On the substantive matters, you said:
If I were to categorize myself in this way, I would have to say that I am more of an Aristotelian Platonist than a Platonic Platonist, but perhaps things are confusing enough around here already without getting into that.

Confusing it may be, but I can't help but think that this might be the whole issue. In Perry Robinson's recent post regarding the filioque that, given the Orthodox doctrine of God, "an attempt to use Aristotle's relations, purified by late Platonism to give philosophical content to the Trinity is out of bounds." Bill Tighe's summary of the Catholic/Orthodox conference at Fordham (in this month's Touchstone) attributes something similar to Carol Harrison, which seems consistent with her published position in Rethinking Augustine's Early Theology. David Bradshaw and John Romanides have made claims about the type of Aristotelianism at work in the West as well. Your own earlier post made this point well, and ultimately, preventing Western "Aristotelian Platonism" from being tarred with these charges might be the key intellectual battleground for Western philosophy.

Right now, that perennial philosophy is taking a beating from just about every hostile philosophy looking for a target, from the materialists to the idealists. I say that to highlight just how important guys like you, Philip Blosser, and John Farrell are for keeping the feet of Western thinkers on solid ground when practically everyone is trying to knock them down. It turns out, of course, that true religion is consistent with true philosophy, but we are defending reason, not just religion. My zeal for that defense began in response to the attacks I saw at Harvard (hence, "Crimson" Catholic), and it's no coincidence that was the occasion for my return to the Church.

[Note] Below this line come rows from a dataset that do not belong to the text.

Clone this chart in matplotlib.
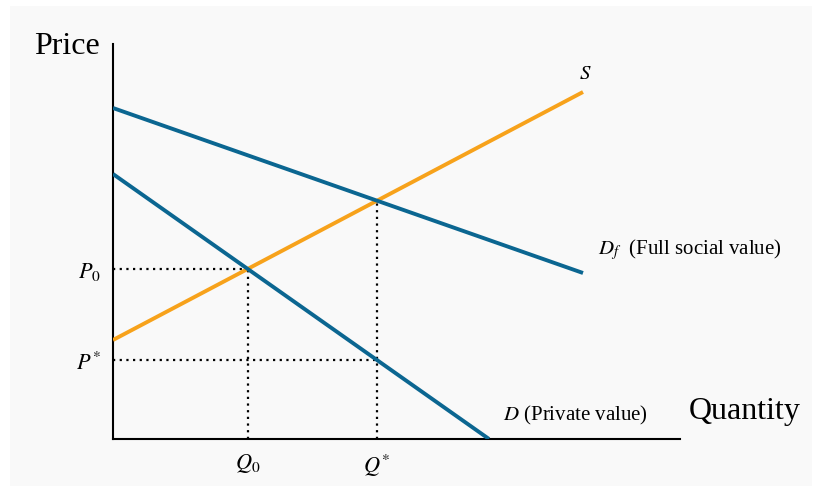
import matplotlib
matplotlib.use("Agg")
import matplotlib.pyplot as plt
from matplotlib.patches import Rectangle

plt.rcParams['font.family'] = ['Liberation Serif', 'DejaVu Serif']
plt.rcParams['mathtext.fontset'] = 'stix'

# Data (quantity, price)
supply_q = [0, 470]
supply_p = [99, 347]
full_demand_q = [0, 470]
full_demand_p = [331, 166]
private_demand_q = [0, 376]
private_demand_p = [265, 0]

Q0, P0 = 135, 170
Qstar, Pstar = 264, 79
Pstar_full = 238

xtick_labels = [r'$Q_0$', r'$Q^{*}$']
ytick_labels = [r'$P^{*}$', r'$P_0$']

blue = '#0b6691'
orange = '#f7a21b'

fig = plt.figure(figsize=(8.14, 4.89), dpi=100, facecolor='white')
bg = Rectangle((10/814, 2/489), 802/814, 480/489, transform=fig.transFigure,
               facecolor='#f9f9f9', edgecolor='none', zorder=-10)
fig.add_artist(bg)

ax = fig.add_axes([113/814, (489-440)/489, (680-113)/814, (440-45)/489])
ax.set_zorder(5)
ax.set_facecolor('none')
ax.set_xlim(0, 567)
ax.set_ylim(0, 395)
for s in ['top', 'right']:
    ax.spines[s].set_visible(False)
for s in ['left', 'bottom']:
    ax.spines[s].set_linewidth(1.5)
    ax.spines[s].set_color('black')

dot = (0, (1, 2))
ax.plot([0, Q0], [P0, P0], color='black', lw=1.6, ls=dot, zorder=1)
ax.plot([Q0, Q0], [0, P0], color='black', lw=1.6, ls=dot, zorder=1)
ax.plot([0, Qstar], [Pstar, Pstar], color='black', lw=1.6, ls=dot, zorder=1)
ax.plot([Qstar, Qstar], [0, Pstar_full], color='black', lw=1.6, ls=dot, zorder=1)

ax.plot(supply_q, supply_p, color=orange, lw=2.8, solid_capstyle='butt', zorder=3)
ax.plot(full_demand_q, full_demand_p, color=blue, lw=2.8, solid_capstyle='butt', zorder=3)
ax.plot(private_demand_q, private_demand_p, color=blue, lw=2.8, solid_capstyle='butt', zorder=3)

ax.set_xticks([Q0, Qstar])
ax.set_xticklabels(xtick_labels, fontsize=16)
ax.set_yticks([Pstar, P0])
ax.set_yticklabels(ytick_labels, fontsize=16)
ax.tick_params(length=0, pad=9)

ax.text(-13, 393, 'Price', fontsize=23, ha='right', va='center')
ax.text(576, 28, 'Quantity', fontsize=23, ha='left', va='center')
ax.text(472, 365, r'$S$', fontsize=15, ha='center', va='center')
ax.text(485, 190, r'$D_f$  (Full social value)', fontsize=15, ha='left', va='center')
ax.text(390, 25, r'$D$ (Private value)', fontsize=15, ha='left', va='center')

fig.savefig('out.png', dpi=100, facecolor='white')
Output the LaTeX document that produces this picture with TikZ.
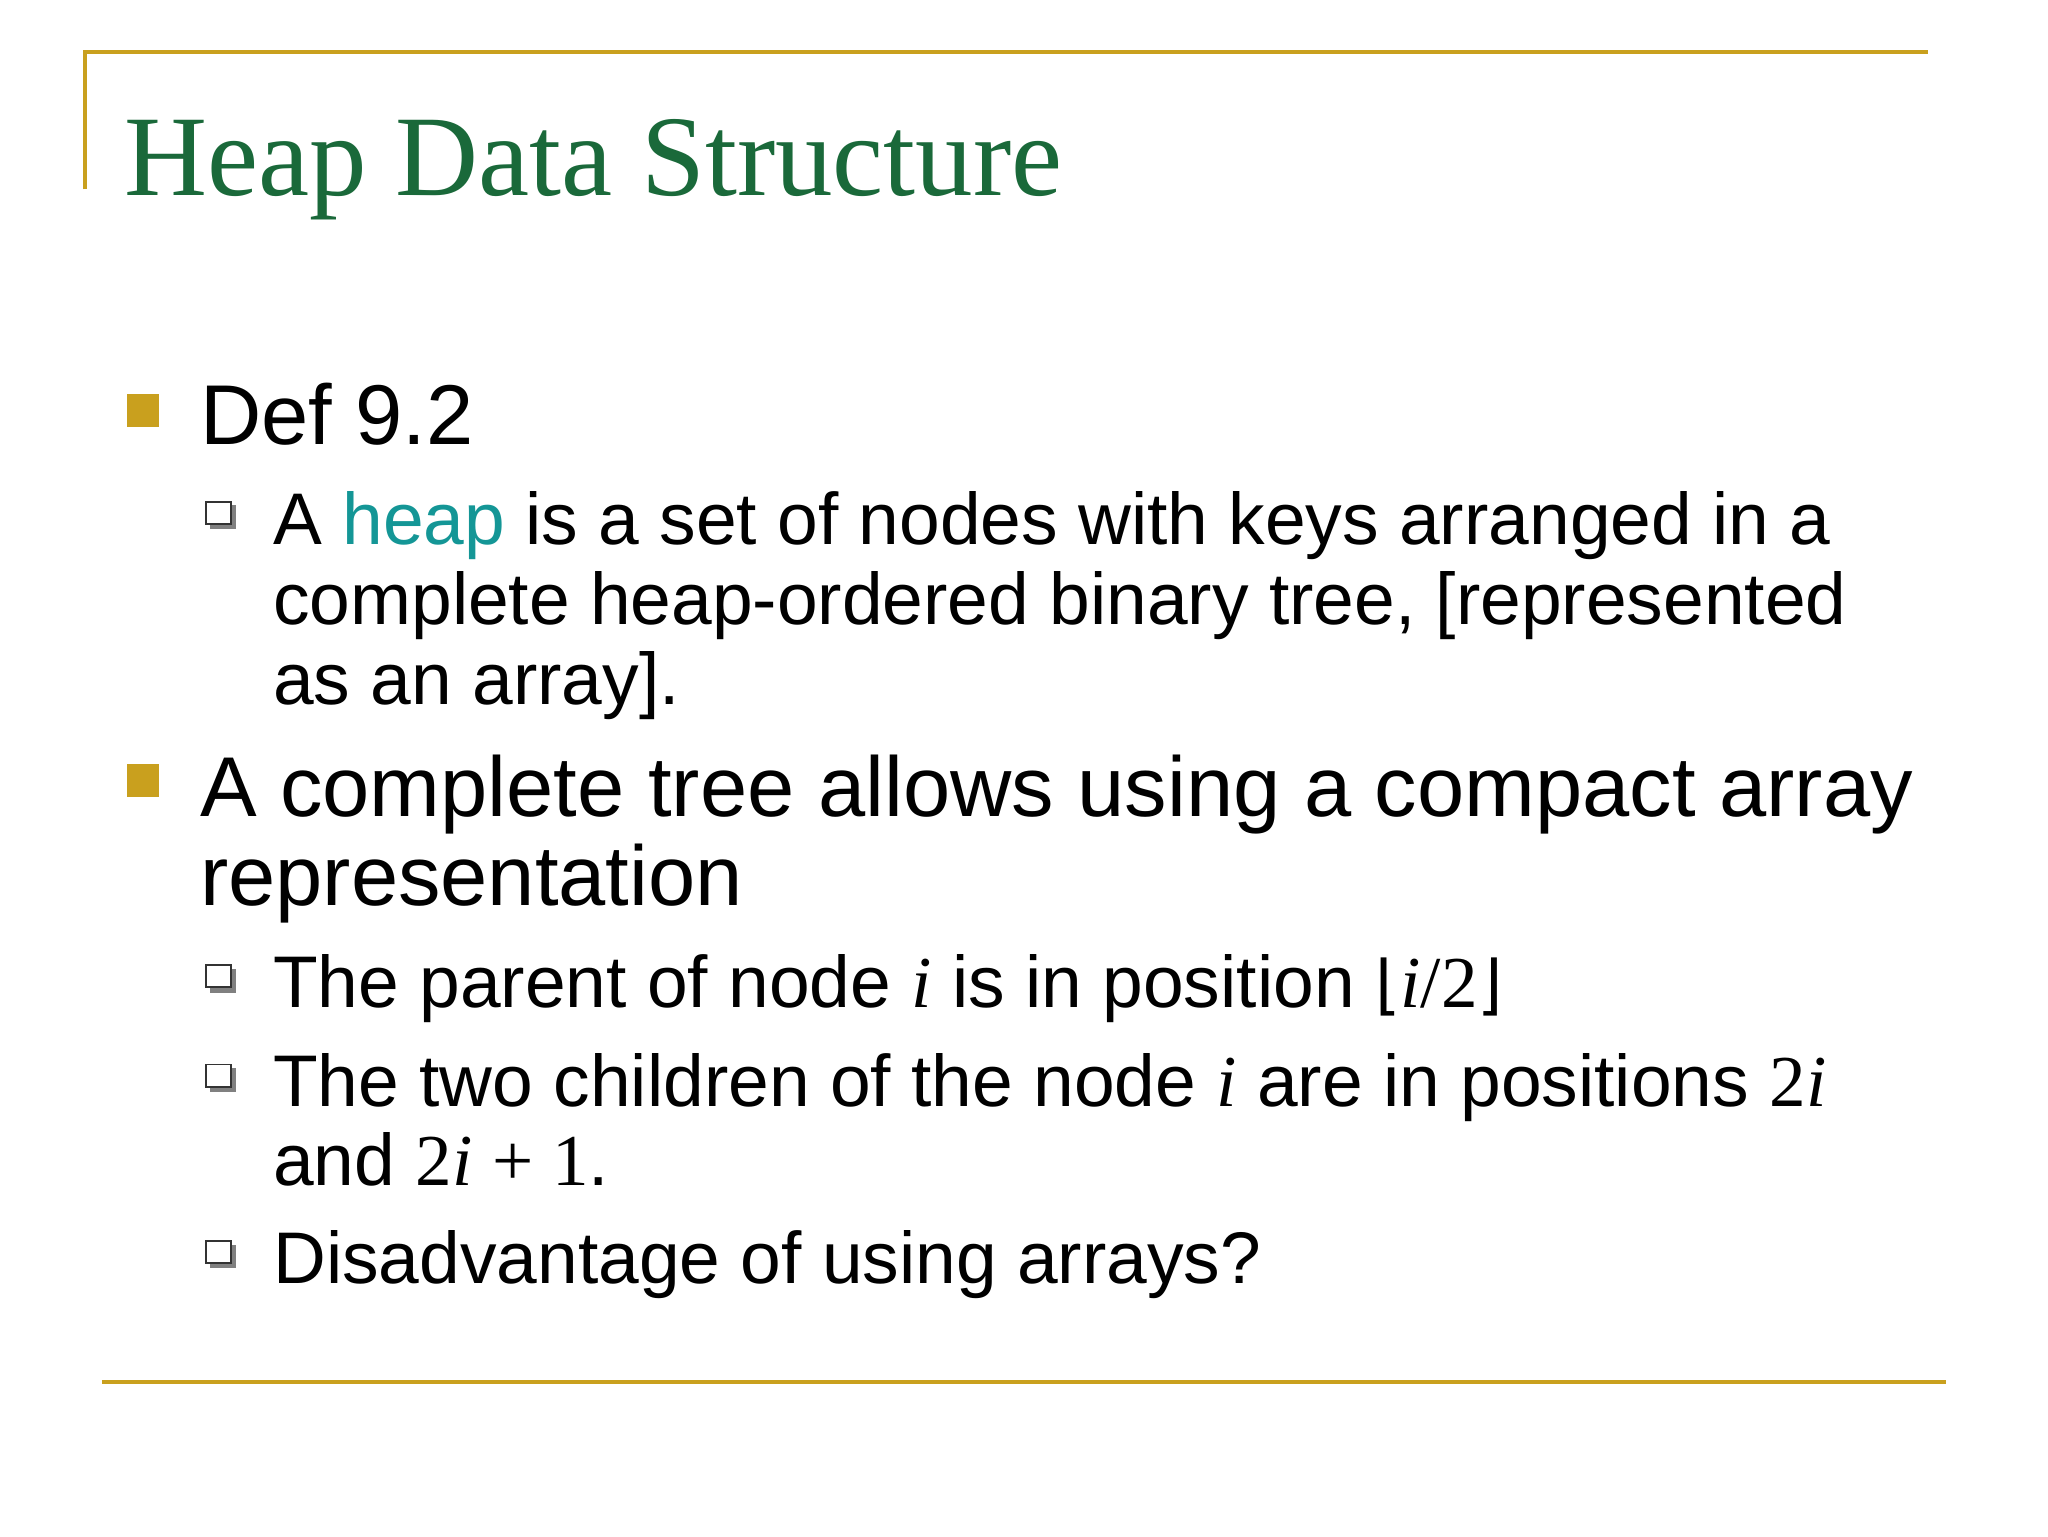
\documentclass[tikz,border=0pt]{standalone}
\usepackage{fontspec}
\setmainfont{Liberation Sans}
\newfontfamily\serifit{Liberation Serif}
\newfontfamily\ttlfont{Liberation Serif}
\newfontfamily\dv{DejaVu Sans}
\definecolor{gold}{RGB}{201,160,30}
\definecolor{ttlgreen}{RGB}{26,105,58}
\definecolor{heapc}{RGB}{20,150,150}
\newcommand{\mi}[1]{{\serifit\itshape #1}}
\newcommand{\mr}[1]{{\serifit #1}}
\begin{document}
\begin{tikzpicture}[x=1pt,y=-1pt,
  l1/.style={anchor=base west,inner sep=0pt,font=\fontsize{65}{76}\selectfont},
  l2/.style={anchor=base west,inner sep=0pt,font=\fontsize{56}{62}\selectfont},
  sq/.style={fill=gold,draw=none},
  hsq/.style={draw=black!80,line width=1.5pt,fill=white}]
\useasboundingbox (0,0) rectangle (1568,1176);
\draw[gold,line width=3pt] (65,145) -- (65,40) -- (1476,40);
\draw[gold,line width=3pt] (78,1058) -- (1490,1058);
\node[anchor=base west,inner sep=0pt,text=ttlgreen,font=\ttlfont\fontsize{88}{100}\selectfont] (title) at (95,150) {Heap Data Structure};
% level 1 bullets
\fill[sq] (97,302) rectangle (122,327);
\fill[sq] (97,585) rectangle (122,610);
\node[l1] (d) at (153,340) {Def 9.2};
\node[l1] (c1) at (153,625) {A complete tree allows using a compact array};
\node[l1] (c2) at (153,693) {representation};
% level 2 bullets
\foreach \y in {384,739,815,950}{
  \fill[black!50] (161,\y+3) rectangle (181,\y+21);
  \draw[hsq] (158,\y) rectangle (177,\y+17);
}
\node[l2] (a1) at (209,417) {A \textcolor{heapc}{heap} is a set of nodes with keys arranged in a};
\node[l2] (a2) at (209,478) {complete heap-ordered binary tree, [represented};
\node[l2] (a3) at (209,539) {as an array].};
\node[l2] (b1) at (209,771) {The parent of node \mi{i} is in position {\dv\fontsize{50}{60}\selectfont ⌊}\mi{i}\mr{/2}{\dv\fontsize{50}{60}\selectfont ⌋}};
\node[l2] (b2) at (209,847) {The two children of the node \mi{i} are in positions \mr{2}\mi{i}};
\node[l2] (b3) at (209,908) {and \mr{2}\mi{i} \mr{+ 1}.};
\node[l2] (b4) at (209,983) {Disadvantage of using arrays?};
\end{tikzpicture}
\end{document}
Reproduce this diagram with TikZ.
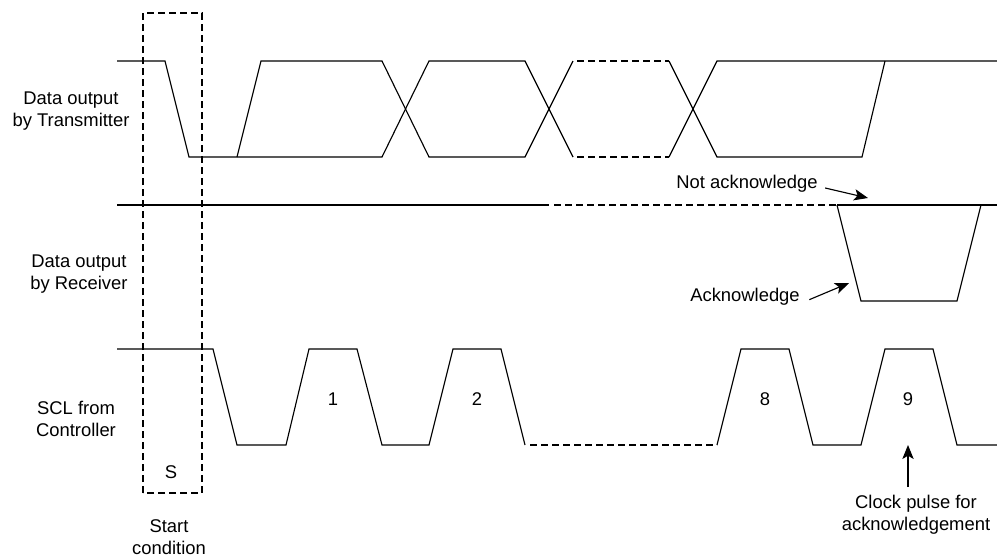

Now for a brief remark on the personal aspects of that work: comments like this make the considerable investment of time and money (with no real financial or academic return) worthwhile. When somebody like you or Mike L. with the intellectual wherewithal (including all those credentials I don't have) says that I've written down something helpful for the cause, it has the benefit of giving me some objective criteria for judging whether I really am succeeding in my aims. So thanks! And I hope people are reading Lee Faber's blog ( as well, because his recent posts on Scotus have been extremely informative.

John Farrell said...

Now for a brief remark on the personal aspects of that work: comments like this make the considerable investment of time and money (with no real financial or academic return) worthwhile.
Great work, Crimson. And my pleasure (and edification) to read you and Scott every day. (Special thanks to Scott for pointing your work out so I can add you to my bloglines daily reading!)

Scott Carson said...


Thanks for your kind words, and keep up the good work!